SET PROBLEM
Gather up all lines that carry the word "this".

STORED ROWS
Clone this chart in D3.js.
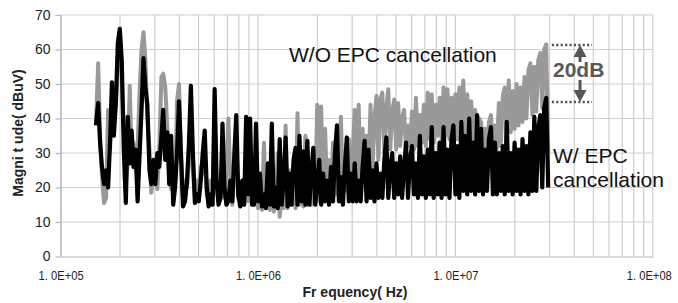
<!DOCTYPE html>
<html>
<head>
<meta charset="utf-8">
<script src="https://cdn.jsdelivr.net/npm/d3@7"></script>
<style>
  body { margin: 0; background: #fff; }
  svg { display: block; font-family: "Liberation Sans", Arial, sans-serif; }
</style>
</head>
<body>
<div id="chart"></div>
<script>
// sweep frequencies, kHz
const freqKHz = [
  151, 155, 158.5, 162, 166, 170, 174, 178, 182, 186, 190.5, 195, 199.5, 204, 209, 214, 219, 224, 229, 234,
  240, 245.5, 251, 257, 263, 269, 275, 282, 288, 295, 302, 309, 316, 324, 331, 339, 347, 355, 363, 372,
  380, 389, 398, 407, 417, 427, 437, 447, 457, 468, 479, 490, 501, 513, 525, 537, 550, 562, 575, 589,
  603, 617, 631, 646, 661, 676, 692, 708, 724, 741, 759, 776, 794, 813, 832, 851, 871, 891, 912, 933,
  955, 977,
  1000, 1023, 1047, 1072, 1096, 1122, 1148, 1175, 1202, 1230, 1259, 1288, 1318, 1349, 1380, 1413, 1445, 1479, 1514, 1549,
  1585, 1622, 1660, 1698, 1738, 1778, 1820, 1862, 1905, 1950, 1995, 2042, 2089, 2138, 2188, 2239, 2291, 2344, 2399, 2455,
  2512, 2570, 2630, 2692, 2754, 2818, 2884, 2951, 3020, 3090, 3162, 3236, 3311, 3388, 3467, 3548, 3631, 3715, 3802, 3890,
  3981, 4074, 4169, 4266, 4365, 4467, 4571, 4677, 4786, 4898, 5012, 5129, 5248, 5370, 5495, 5623, 5754, 5888, 6026, 6166,
  6310, 6457, 6607, 6761, 6918, 7079, 7244, 7413, 7586, 7762, 7943, 8128, 8318, 8511, 8710, 8913, 9120, 9333, 9550, 9772,
  10000, 10230, 10470, 10720, 10960, 11220, 11480, 11750, 12020, 12300, 12590, 12880, 13180, 13490, 13800, 14130, 14450, 14790, 15140, 15490,
  15850, 16220, 16600, 16980, 17380, 17780, 18200, 18620, 19050, 19500, 19950, 20420, 20890, 21380, 21880, 22390, 22910, 23440, 23990, 24550,
  25120, 25700, 26300, 26920, 27540, 28180, 28840, 29510
];

// W/O EPC cancellation, dBuV
const withoutEPC = [
  38.5, 56, 35, 23, 15.5, 17, 42.5, 31, 46, 42.5, 43.5, 57, 63.5, 52, 37.5, 20, 28, 49.5, 28, 33,
  25, 31, 47, 60, 65, 57, 40.5, 31, 18.5, 23, 28, 19.5, 31, 52, 53, 49, 37.5, 25,
  19.5, 24, 20, 45, 50, 30, 18, 22, 20, 28, 40, 25, 17, 22, 20, 26, 24, 30, 18, 16,
  22, 18, 38, 20, 16, 18, 30, 17, 25, 40, 22, 15, 24, 34, 17, 16, 20, 15, 32, 16,
  30, 15, 17, 30,
  14, 20, 13.5, 33, 14, 18, 13.5, 22, 13, 16,
  30, 11.5, 20, 14, 38, 14, 25, 15, 20, 14,
  41.5, 15, 22, 14.5, 35, 15, 24, 15, 30, 16,
  44, 16, 43.5, 17, 37, 18, 28, 17, 33, 18,
  30, 18, 40.5, 18, 26, 19, 34, 19, 30, 42.5,
  20, 44, 21, 37, 22, 35, 24, 44, 25, 40,
  46.5, 28, 45.5, 47.5, 30, 43, 48.5, 31, 42, 45.5,
  31, 44.5, 32, 40, 42.5, 31, 38, 32, 42, 31,
  46, 32, 41, 33, 44, 32, 47.5, 34, 47, 33,
  44, 35, 46, 34, 49, 35, 48.5, 34, 46, 35,
  47, 34, 49, 36, 51, 35, 47, 34, 45, 33,
  42.5, 32, 40, 39, 31, 37, 30, 39, 41, 30,
  38, 31, 44.5, 32, 46.5, 49, 34, 51, 36, 48,
  37, 50, 38, 49, 39, 52, 40, 54, 56, 41,
  55, 42, 57, 59, 43, 60, 61.5, 30
];

// W/ EPC cancellation, dBuV
const withEPC = [
  38, 44.5, 33, 26, 21, 25, 20, 33, 50.5, 35, 44.5, 62, 66, 57, 31, 15.5, 40.5, 27, 36.5, 26,
  31, 16, 29, 42.5, 57.5, 49, 44, 25, 21, 28, 21, 30, 26, 34.5, 42.5, 28, 36, 21,
  35, 15, 20, 30, 45, 30, 14.5, 16, 22, 33, 49.5, 30, 15.5, 18, 16, 22, 30, 36.5, 20, 14.5,
  18, 15, 48.5, 22, 15, 17, 38.5, 20, 15, 16, 22, 16, 30, 41, 18, 14.5, 22, 15, 40.5, 18,
  40, 15, 15, 38.5,
  16, 24, 14.5, 18, 14, 27, 15, 38.5, 14.5, 20,
  14, 34, 15, 22, 34.5, 14.5, 24, 15, 28, 31.5,
  15, 35, 16, 30.5, 15, 33.5, 15, 24, 31.5, 15,
  21, 28, 15, 24, 16, 22, 15, 26, 16, 30,
  38, 16, 23, 15, 26, 34.5, 16, 24, 16, 27,
  16, 22, 16, 26, 33.5, 16, 31, 17, 25, 16,
  27, 17, 24, 17, 28, 34.5, 17, 26, 30, 17,
  27, 18, 29, 17, 26, 33, 17, 28, 32, 18,
  27, 17, 35, 18, 29, 17, 31, 18, 37.5, 17,
  30, 18, 33, 17, 37.5, 18, 31, 17, 34, 38,
  18, 32, 17, 39, 19, 35, 18, 40, 19, 33,
  18, 41, 19, 37, 18, 31, 19, 34, 37.5, 18,
  33, 18, 30, 19, 32, 18, 39, 19, 30, 18,
  33, 19, 31, 18, 34, 19, 32, 18, 36, 19,
  40.5, 19, 37, 41, 20, 43, 46, 20
];

const yTicks = [0, 10, 20, 30, 40, 50, 60, 70];
const xTicks = [1e5, 1e6, 1e7, 1e8];
const xTickLabels = ["1. 0E+05", "1. 0E+06", "1. 0E+07", "1. 0E+08"];

// 20 dB marker: levels and frequency span of the dotted lines
const levelHigh = 61.3, levelLow = 44.8;
const markerFreqs = [3.08e7, 4.92e7];
const arrowFreq = 4.28e7;

const width = 678, height = 303;
const plotLeft = 60.6, plotRight = 652.8, plotTop = 15, plotBottom = 256.5;

const x = d3.scaleLog().domain([1e5, 1e8]).range([plotLeft, plotRight]);
const y = d3.scaleLinear().domain([0, 70]).range([plotBottom, plotTop]);

const svg = d3.select("#chart").append("svg")
    .attr("width", width)
    .attr("height", height);

// grid
svg.append("g")
    .selectAll("line")
    .data(x.ticks())
    .join("line")
    .attr("x1", d => x(d)).attr("x2", d => x(d))
    .attr("y1", plotTop).attr("y2", plotBottom)
    .attr("stroke", "#cfcfcf")
    .attr("stroke-width", 1.2);

svg.append("g")
    .selectAll("line")
    .data(yTicks.slice(1))
    .join("line")
    .attr("x1", plotLeft).attr("x2", plotRight)
    .attr("y1", d => y(d)).attr("y2", d => y(d))
    .attr("stroke", "#cfcfcf")
    .attr("stroke-width", 1.2);

// axes
const yAxis = svg.append("g")
    .attr("transform", `translate(${plotLeft},0)`)
    .call(d3.axisLeft(y).tickValues(yTicks).tickSize(5).tickPadding(5).tickSizeOuter(0));
yAxis.selectAll("path, line").attr("stroke", "#b8b8b8").attr("stroke-width", 1.2);
yAxis.selectAll("text").attr("font-size", 14).attr("fill", "#222")
    .attr("font-family", "Liberation Sans, Arial, sans-serif");

const xAxis = svg.append("g")
    .attr("transform", `translate(0,${plotBottom})`)
    .call(d3.axisBottom(x).tickValues(xTicks).tickFormat((d, i) => xTickLabels[i])
        .tickSize(0).tickPadding(14).tickSizeOuter(0));
xAxis.select(".domain").attr("stroke", "#b8b8b8").attr("stroke-width", 1.2);
xAxis.selectAll("text").attr("font-size", 13).attr("fill", "#222")
    .attr("font-family", "Liberation Sans, Arial, sans-serif")
    .attr("textLength", 45)
    .attr("lengthAdjust", "spacingAndGlyphs")
    .attr("dx", (d, i) => i === xTicks.length - 1 ? -4 : 0);

// axis titles
svg.append("text")
    .attr("transform", "translate(23,133) rotate(-90)")
    .attr("text-anchor", "middle")
    .attr("font-size", 14)
    .attr("font-weight", "bold")
    .attr("fill", "#222")
    .text("Magni t ude( dBuV)");

svg.append("text")
    .attr("x", 355)
    .attr("y", 297)
    .attr("text-anchor", "middle")
    .attr("font-size", 14)
    .attr("font-weight", "bold")
    .attr("fill", "#222")
    .text("Fr equency( Hz)");

// spectra
const line = d3.line()
    .x((d, i) => x(freqKHz[i] * 1e3))
    .y(d => y(d));

svg.append("path")
    .datum(withoutEPC)
    .attr("d", line)
    .attr("fill", "none")
    .attr("stroke", "#999999")
    .attr("stroke-width", 4)
    .attr("stroke-linejoin", "round");

svg.append("path")
    .datum(withEPC)
    .attr("d", line)
    .attr("fill", "none")
    .attr("stroke", "#000")
    .attr("stroke-width", 4.2)
    .attr("stroke-linejoin", "round");

// labels
svg.append("text")
    .attr("x", 289).attr("y", 62)
    .attr("font-size", 21)
    .attr("fill", "#111")
    .text("W/O EPC cancellation");

svg.append("text")
    .attr("x", 553).attr("y", 163)
    .attr("font-size", 21)
    .attr("fill", "#111")
    .text("W/ EPC");

svg.append("text")
    .attr("x", 553).attr("y", 187)
    .attr("font-size", 21)
    .attr("fill", "#111")
    .text("cancellation");

// 20 dB marker
const mark = svg.append("g").attr("fill", "#555").attr("stroke", "#555");
[levelHigh, levelLow].forEach(v => {
    mark.append("line")
        .attr("x1", x(markerFreqs[0])).attr("x2", x(markerFreqs[1]))
        .attr("y1", y(v)).attr("y2", y(v))
        .attr("stroke-width", 2.5)
        .attr("stroke-dasharray", "2.2,2.2");
});
const ax = x(arrowFreq);
const yHi = y(levelHigh), yLo = y(levelLow);
mark.append("path")
    .attr("stroke", "none")
    .attr("d", `M${ax},${yHi} L${ax - 6.5},${yHi + 12} L${ax + 6.5},${yHi + 12} Z`);
mark.append("line")
    .attr("x1", ax).attr("x2", ax)
    .attr("y1", yHi + 11).attr("y2", yHi + 17)
    .attr("stroke-width", 3);
mark.append("path")
    .attr("stroke", "none")
    .attr("d", `M${ax},${yLo} L${ax - 6.5},${yLo - 12} L${ax + 6.5},${yLo - 12} Z`);
mark.append("line")
    .attr("x1", ax).attr("x2", ax)
    .attr("y1", yLo - 11).attr("y2", yLo - 22)
    .attr("stroke-width", 3);

svg.append("text")
    .attr("x", 553).attr("y", 77)
    .attr("font-size", 21)
    .attr("font-weight", "bold")
    .attr("fill", "#595959")
    .text("20dB");
</script>
</body>
</html>
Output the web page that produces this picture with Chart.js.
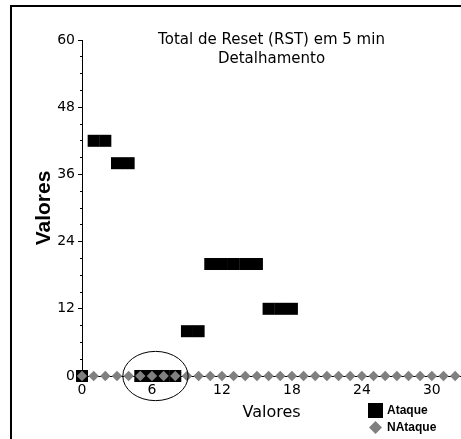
<!DOCTYPE html>
<html>
<head>
<meta charset="utf-8">
<script src="https://cdn.jsdelivr.net/npm/chart.js@4.4.1/dist/chart.umd.min.js"></script>
<style>
  html, body { margin: 0; padding: 0; background: #fff; overflow: hidden; }
  #wrap { position: relative; width: 461px; height: 439px; overflow: hidden; }
  #frame { position: absolute; left: 10px; top: 5px; width: 520px; height: 520px; border: 2px solid #000; }
  #chart { position: absolute; left: 0; top: 0; }
</style>
</head>
<body>
<div id="wrap">
  <div id="frame"></div>
  <canvas id="chart" width="461" height="439"></canvas>
</div>
<script>
const titleLines = ['Total de Reset (RST) em 5 min', 'Detalhamento'];
const axisTitle = 'Valores';
const seriesNames = ['Ataque', 'NAtaque'];

const ataqueX = [0, 1, 2, 3, 4, 5, 6, 7, 8, 9, 10, 11, 12, 13, 14, 15, 16, 17, 18];
const ataqueY = [0, 42, 42, 38, 38, 0, 0, 0, 0, 8, 8, 20, 20, 20, 20, 20, 12, 12, 12];

const nAtaqueX = [0, 1, 2, 3, 4, 5, 6, 7, 8, 9, 10, 11, 12, 13, 14, 15, 16,
  17, 18, 19, 20, 21, 22, 23, 24, 25, 26, 27, 28, 29, 30, 31, 32, 33];
const nAtaqueY = [0, 0, 0, 0, 0, 0, 0, 0, 0, 0, 0, 0, 0, 0, 0, 0, 0,
  0, 0, 0, 0, 0, 0, 0, 0, 0, 0, 0, 0, 0, 0, 0, 0, 0];

const xTickLabels = [0, 6, 12, 18, 24, 30];
const yTickLabels = [0, 12, 24, 36, 48, 60];

// ring drawn around the zero run of the Ataque series (data units)
const highlight = { x: 6.3, y: 0, rx: 2.8, ry: 4.4 };

Chart.defaults.color = '#000000';
Chart.defaults.font.family = '"DejaVu Sans", sans-serif';

function toPoints(xs, ys) {
  return xs.map((x, i) => ({ x: x, y: ys[i] }));
}

const highlightRing = {
  id: 'highlightRing',
  afterDatasetsDraw(chart) {
    const { ctx, scales: { x, y } } = chart;
    const cx = x.getPixelForValue(highlight.x);
    const cy = y.getPixelForValue(highlight.y);
    const rx = Math.abs(x.getPixelForValue(highlight.x + highlight.rx) - cx);
    const ry = Math.abs(y.getPixelForValue(highlight.y + highlight.ry) - cy);
    ctx.save();
    ctx.strokeStyle = '#000';
    ctx.lineWidth = 1;
    ctx.beginPath();
    ctx.ellipse(cx, cy, rx, ry, 0, 0, Math.PI * 2);
    ctx.stroke();
    ctx.restore();
  }
};

// small stacked legend in the lower right corner, under the x axis
const cornerLegend = {
  id: 'cornerLegend',
  afterDraw(chart) {
    const ctx = chart.ctx;
    const markX = 375.5;
    const textX = 387;
    ctx.save();
    ctx.font = 'bold 12px "Liberation Sans", Arial, sans-serif';
    ctx.textBaseline = 'middle';
    ctx.textAlign = 'left';
    chart.data.datasets.forEach((ds, i) => {
      const cy = 410.5 + i * 17;
      ctx.fillStyle = ds.backgroundColor;
      ctx.beginPath();
      if (ds.pointStyle === 'rect') {
        ctx.rect(markX - 7.5, cy - 7.5, 15, 15);
      } else {
        ctx.moveTo(markX - 6.5, cy);
        ctx.lineTo(markX, cy - 6.5);
        ctx.lineTo(markX + 6.5, cy);
        ctx.lineTo(markX, cy + 6.5);
        ctx.closePath();
      }
      ctx.fill();
      ctx.fillStyle = '#000';
      ctx.fillText(ds.label, textX, cy);
    });
    ctx.restore();
  }
};

const ctx = document.getElementById('chart').getContext('2d');
new Chart(ctx, {
  type: 'scatter',
  data: {
    datasets: [{
      label: seriesNames[0],
      data: toPoints(ataqueX, ataqueY),
      pointStyle: 'rect',
      backgroundColor: '#000000',
      borderColor: '#000000',
      pointRadius: 8.5,
      pointBorderWidth: 0,
      clip: false,
      order: 1
    }, {
      label: seriesNames[1],
      data: toPoints(nAtaqueX, nAtaqueY),
      pointStyle: 'rectRot',
      backgroundColor: '#808080',
      borderColor: '#808080',
      pointRadius: 5.2,
      pointBorderWidth: 0,
      clip: false,
      order: 0
    }]
  },
  options: {
    responsive: false,
    animation: false,
    devicePixelRatio: 1,
    layout: { padding: 0, autoPadding: false },
    events: [],
    plugins: {
      legend: { display: false },
      tooltip: { enabled: false },
      title: {
        display: true,
        text: titleLines,
        fullSize: false,
        color: '#000',
        font: { size: 15, weight: 'normal', lineHeight: 1.3 },
        padding: { top: 30.25, bottom: -29.25 }
      }
    },
    scales: {
      x: {
        type: 'linear',
        min: 0,
        max: 32.5,
        afterBuildTicks: scale => {
          scale.ticks = xTickLabels.map(v => ({ value: v }));
        },
        afterFit: scale => { scale.height = 63; },
        ticks: {
          autoSkip: false,
          maxRotation: 0,
          padding: 6,
          font: { size: 14 }
        },
        grid: { drawOnChartArea: false, drawTicks: false },
        border: { color: '#000', width: 1 },
        title: {
          display: true,
          text: axisTitle,
          font: { size: 16 },
          padding: { top: 0, bottom: 17 }
        }
      },
      y: {
        min: 0,
        max: 60,
        afterFit: scale => { scale.width = 82; },
        ticks: {
          stepSize: 3,
          autoSkip: false,
          padding: 3,
          font: { size: 14 },
          callback: value => (yTickLabels.includes(value) ? value : '')
        },
        grid: {
          drawOnChartArea: false,
          drawTicks: true,
          tickLength: 4,
          tickColor: '#000',
          tickBorderDash: ctx => (yTickLabels.includes(ctx.tick.value) ? [] : [0, 2, 2])
        },
        border: { color: '#000', width: 1 },
        title: {
          display: true,
          text: axisTitle,
          font: { family: '"Liberation Sans", Arial, sans-serif', size: 21, weight: 'bold' },
          padding: { top: 31.4, bottom: 0 }
        }
      }
    }
  },
  plugins: [highlightRing, cornerLegend]
});
</script>
</body>
</html>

ANSWER FOR THE TASK
Clone this chart in D3.js.
Output the web page that produces this picture with Chart.js.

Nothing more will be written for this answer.